When you look behind the rhetoric, it seems pretty obvious that the two sides could reach an agreement if they wanted to. Politico reports that the parties are “only” several billion apart. Talks held last night between Obama, Boehner and Senate Majority Leader Harry Reid (D-NV) made some progress but not enough to reach an agreement..
The influential political website today lists three reasons why there won’t be a shutdown. Most interesting of the reasons was psychological. Boehner lacks the stomach for protracted and ultimately pointless political battles that may damage his party politically. In 1995, then House Speaker Newt Gingrich lead the charge to shut down the government and then was promptly outflanked politically by President Bill Clinton. The price for Gingrich’s stubbornness was much as $800 million according to government estimates. That makes the glee some Republicans are showing about a shutdown all the more difficult to fathom. The conservative Republican Study COmmittee even has a countdown clock on its website.

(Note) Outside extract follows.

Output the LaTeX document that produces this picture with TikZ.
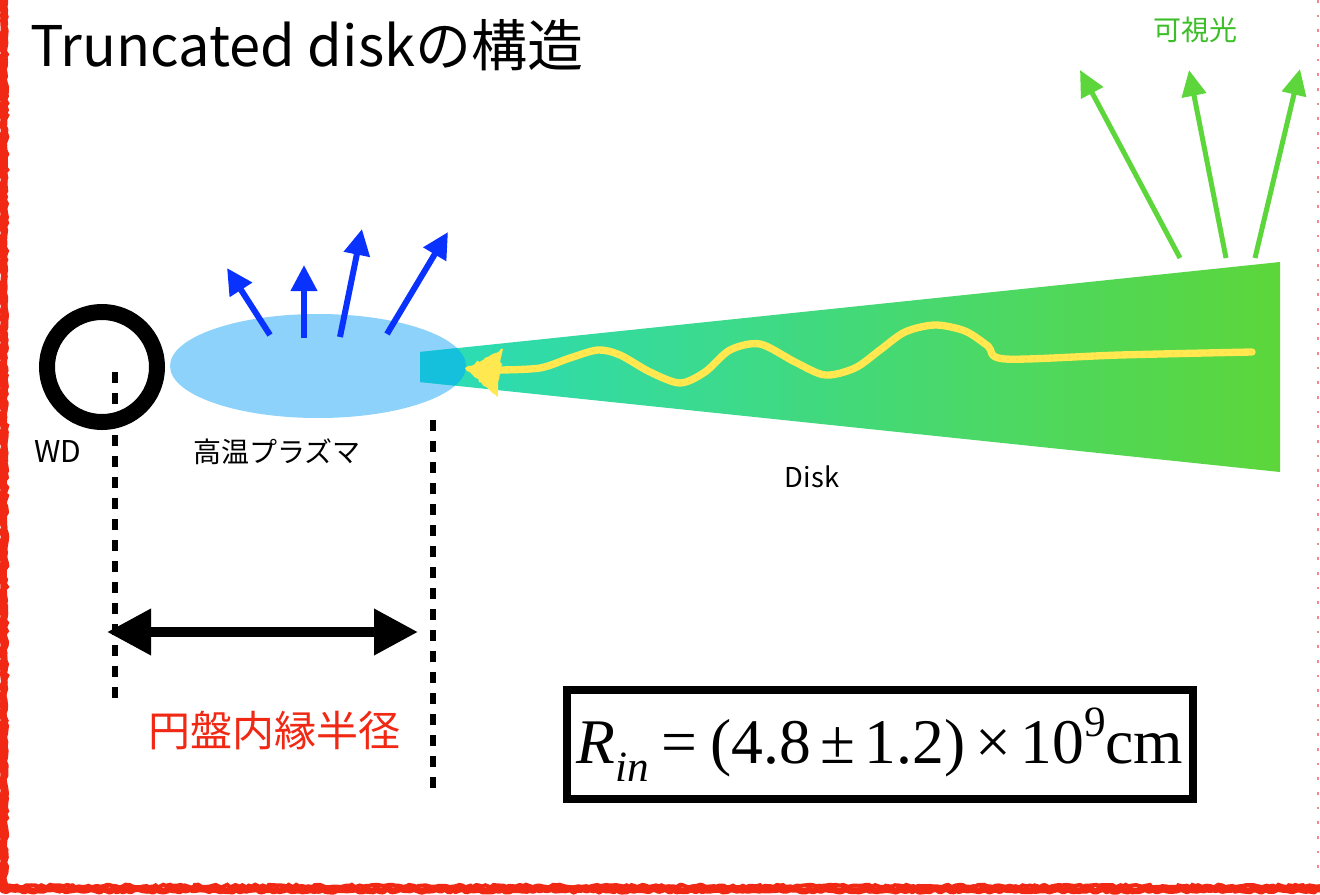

As Ari Berman of The Nation writes on NPR.org, there are a plethora of reasons the budget process has ground to a halt.
“A mixture of Republican stubbornness and Democratic timidity has brought us to this point,” he writes. ” Democratic leaders could have passed a budget before the 2010 elections or during the lame-duck Congress, when they held large Congressional majorities, but by punting on the issue, they empowered the new House Republican majority, whose number-one issue in the 2010 election was cutting government spending.”
Republicans, for their part, have not helped matters by insisting on defunding programs that are dear to Democrats such as NPR and Planned Parenthood which are beyond trivial fiscally in terms of the federal budget. House Budget Committee Paul Ryan (R-Wis.) didn’t help matters by proposing a draconian 2012 that liberals argue robs from the poor to give to the rich. Democrats have done a good job of burying their heads in the sand about the $1.6 trilkion deficit. They largely ignored the advice of the Presidential Deficit Commission even though it was bipartisan.
Ultimately, the solution to the budget impasse may be a simple. Why not have the federal government enact a 2 year budget. A few states, including Texas and Iowa, do it. Think of all the time and energy would be saved from hearing the same arguments on issues such as entitlement reform repeated year after year. Unfortunately, the idea is too sensible and will never see the light of day. Too many people make too much money and gain too many political points under the current dysfunctional budget model for it to be fixed.